GP: Dal 16 ottobre al 14 dicembre 2006 lei è stato vittima di un accanimento giudiziario devastante, con imputazioni che prevedono pene detentive e risarcimenti per migliaia di euro. Risulta infatti sotto processo (a seguito di denunce dell’avvocato Di Paola e del procuratore della Repubblica di Ragusa Agostino Fera) per aver pubblicato sul suo sito un’istanza al CSM a firma di Ignazio Andolina, ex dirigente del palazzo di giustizia di Ragusa. Altresì è alla sbarra per stampa clandestina e per aver diffuso - in un suo libro - un testo riguardante il caso Spampianto già esposto in “Accade in Sicilia”; infine l’accusa di diffamazione a seguito di un’intervista in cui Enrico Lentini, socio storico della BAPR e anch’esso querelato, critica la conduzione della banca.
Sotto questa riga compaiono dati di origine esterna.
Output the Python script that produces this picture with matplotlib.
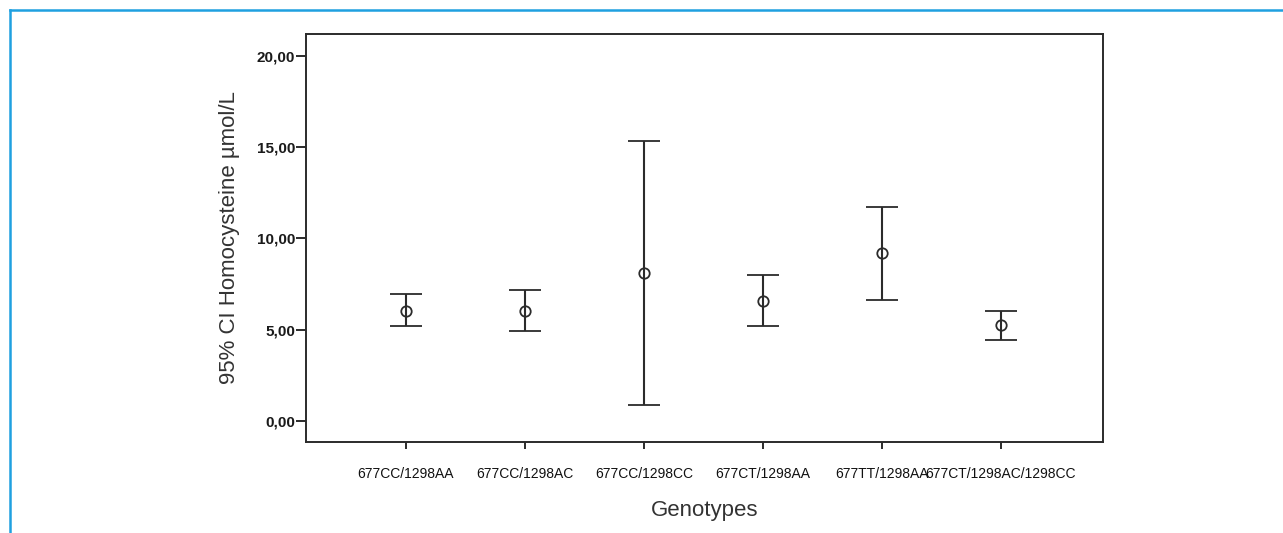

CR: Da quando ho dato avvio alle inchieste che hanno interessato l’est siciliano una delle risposte più frequenti, da Ragusa a Catania, è stata la querela. Si tratta evidentemente di un risvolto che tutti i giornalisti d’investigazione, ma anche un po’ di sociologi e alcuni storici conoscono. E non ne sono stato colto di sorpresa. Avevo deciso di intraprendere un percorso razionale, in difesa di cause che ritenevo e ritengo giuste, con la necessaria determinazione, ma pure con dei distinguo operativi, con il rispetto cioè delle regole essenziali. E con tale convincimento, ho cercato di operare, sapendo che avrei corso dei rischi e traversato territori paludosi, confermatisi tali. Sotto il profilo giudiziario, da numerosi processi sono uscito vincente, direi da tutti fino al 2004. Ma poi è iniziata una storia che ancora oggi mi riesce difficile definire. Sono sopravvenute condotte che hanno creato stupore. Per quanto mi riguarda, non mi piace però indossare i panni della “vittima”. Continuo a lavorare a un po’ di progetti, divisi fra la storiografia e l’inchiesta sul terreno, ben deciso comunque a mantenere l’impegno informativo e di documentazione sul terreno dell’oggettività.

GP: Con l’apertura de: “Le inchieste - Diario di documentazione civile” - (www.leinchieste.com), ha dimostrato di non temere la logica di assedio che le riserva il ruolo di ennesimo martire da immolare in nome verità. Quanto ancora Carlo Ruta è disposto a rischiare da solo e in silenzio e quanto pensa di poter andare avanti fra l’indifferenza pubblica e potendo contare solo sulle sue forze e su quelle dei pochi amici e colleghi?

CR: Svolgo, come dicevo, un lavoro di studio a vari livelli, e in tutto questo non c’è nulla di straordinario. Ho assunto tale impegno per tanti motivi insieme: perché certe cose le ho maturate dentro; perché mi intriga e mi affascina la vita della polis ispirata alla razionalità; per rispetto di me e degli altri; perché sono attratto dalle vie “divergenti” e poco esplorate. Viviamo d’altra parte in un paese che si è dato una Costituzione, la quale garantisce dei diritti fondamentali. Mi limito a esercitare quindi una libertà che mi appartiene.